Second one is a copy of .bashrc in /root and it works when I log in as root or su.

__J 01-15-2005 09:26 PM

must be something debian specific? thats worked for every distro I've ever used. Did you try asking in the debain forums - probably someone there who knows.

tripmix 01-15-2005 09:33 PM

Someone here must use Debian. Can't go to the Debian forum now, I have to get smarter first :p . Don't want to look stupid there :D

hw-tph 01-15-2005 11:31 PM

You can use the bash command source to apply the settings in your .bashrc to your current bash session - source ~/.bashrc. Try it. If it does work, but your settings aren't applied in new terminals or when logging in through ssh (or equivalent), make sure your ~/.bashrc is parsed every time you log in.
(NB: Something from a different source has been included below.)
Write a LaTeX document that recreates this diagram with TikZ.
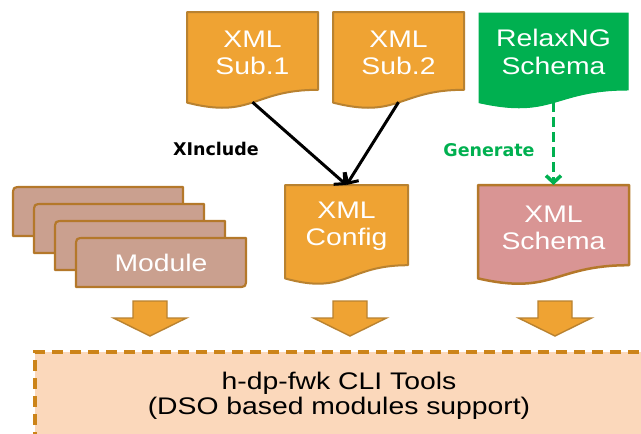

Do this by adding this to your ~/.bash_profile:
Code:

if [ -f ~/.bashrc ]
then
    source ~/.bashrc
fi

This will ensure that your settings in .bashrc are applied to all types of logins.


Håkan

DaHammer 01-16-2005 01:47 AM

See what your TERM environment variable is set to. For dircolors to work, you must use a term that supports color. You could just look and see what root's is and use it for your user.

as root:
echo $TERM

as user:
export TERM=whatever

Probably either xterm or xterm-color.

tripmix 01-18-2005 04:49 AM

Thanks a lot hw-tph that did it.
DaHammer: I was only having problems whit normal CLI not a term but thanks anyway.